The insider register offers a small but consistent signal. The company's founder and director Thomas Errico has made multiple open-market purchases over the past year, including 15,000 shares in August 2025 and 6,000 shares in March 2025. The former CEO Daniel Goldberger — who also held the CEO role through early 2026 before the designation shifted to "Former CEO" — made a small open-market purchase in December 2025 at $4.84. He then sold 16,072 shares in April 2026 at $6.02, a modest disposal that likely reflects routine activity rather than a directional call. The net 90-day insider position is marginally negative in shares but trivial in value. Ownership remains concentrated: the top four holders together control roughly 26% of shares outstanding, suggesting limited free float and the potential for outsized moves on volume.
Peer CERS gained 31% over the same week, an unusually strong move for a correlated name.
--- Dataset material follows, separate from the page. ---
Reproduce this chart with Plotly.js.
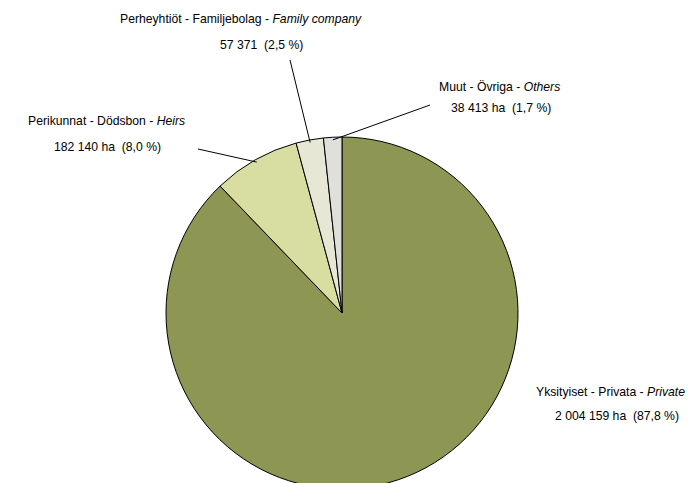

STE edged up 0.3% on the day but fell 3% on the week — a reminder that broader health-care equipment is not uniformly in rally mode.
The Q1 results due today are the immediate focal point. The last earnings-day reaction on record was a 9.4% drop on March 19, with the stock extending the move to minus 12.8% over the following five days. Whether the current 14% weekly run leaves the stock exposed to a similar fade, or whether a clean Q1 print resets the narrative for the rest of the year, is the question the market will answer before the week is out.